My relationship with Canela goes beyond companionship and love; it’s a source of wisdom and inspiration. She has become my source of structure and motivation (I say that I work hard to give my cat a good life). Watching her overcome fears and obstacles has inspired me to face my own problems with a similar spirit. Canela’s presence in my life is a beautiful reminder of the healing power of the human and animal bond. I wonder if she knows how much she takes care of me as much as I take care of her.

And remember, dear reader: adopt, not shop. According to The American Society for the Prevention of Cruelty to Animals (ASPCA), about 3.4 million cats enter animal shelters nationwide every year. 1.4 million of these cats are euthanized. If you have room in your heart and your home, please consider adopting a new family member/emotional support animal/best friend today.

#Mother!

“Why do you want to be a mother?” my therapist asked.

I sat in my seat, thinking about it.
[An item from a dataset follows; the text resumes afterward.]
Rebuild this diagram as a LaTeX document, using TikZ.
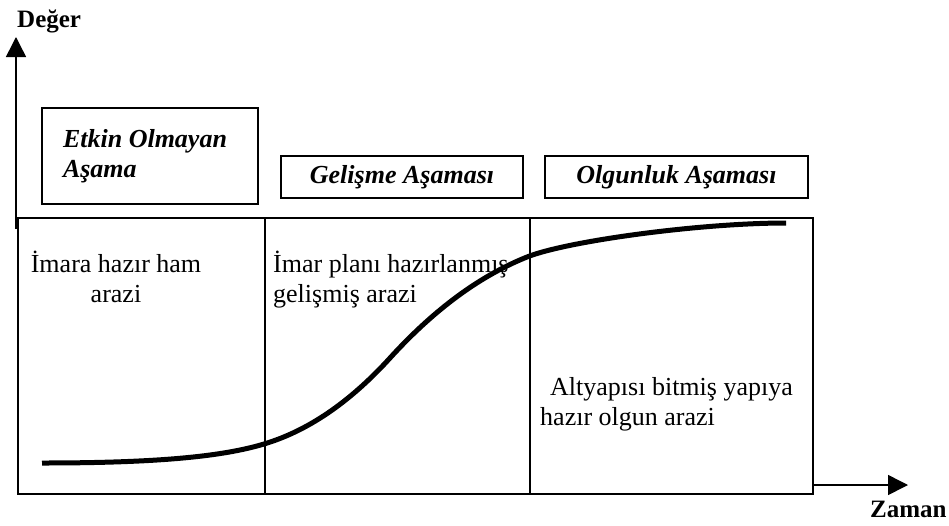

I didn’t have an immediate answer why. I thought about my maternal instincts. I do mother the people I love, as much as I can without crossing boundaries. I like doing it. I’m good at it. So, I should get more cats then? And although I respect pregnancy and those who can get pregnant, pregnancy was never an option for me. I never could imagine myself giving birth, vaginally nor via C-section. After cancer, I don’t know if I could even get pregnant. Plus, I’m at the age of geriatric pregnancy. I hate that term. It scares me.

The answer did eventually float from the back of my head. At least, it was the answer that made the most sense to me. I didn’t grow up with that so-called perfect nuclear family that I desperately wanted growing up so I’m trying to create one of my own. Maybe if I couldn’t find a husband (even after all of the dating I’ve done in my 20s and 30s), I could recreate that family in my head somehow in real life with a kid.

I thought of the inverse question: why wouldn’t I want to be a mother? Other than feeling like I’ll never get my shit together, I do know that I can be pretty selfish. I enjoy my freedom. I think what it would be like to raise a child alone. I know the benefits of a two-parent household. But I’m not holding my breath anymore at finding the one person. I think about my career history and the fact that there is still a lot that I want to accomplish professionally. And travel. I want to get out of the US for a while.

At the end of the day, I still smile at babies and remember that I’m Auntie Andrea to so many of my friends’ children. I would like to spend my 40s fostering kids. Been trying to set the steps in motion for that dream. I do genuinely love children and would like to give one a good home one day even if it’s just temporary. I really want to make that happen.

I’ve wondered what my life would seriously look like without children, though. I wonder if my bank account would be bigger; if there would be more stamps on my passport. Would I be happy and satisfied with my life, especially at an elderly age? These thoughts send waves of panic through my head. These are times when I wish that magic wands or time travel were real. I can’t explain why I want to be a mother. I just have that feeling. I know that whatever feelings I have about motherhood are valid yet worth exploring.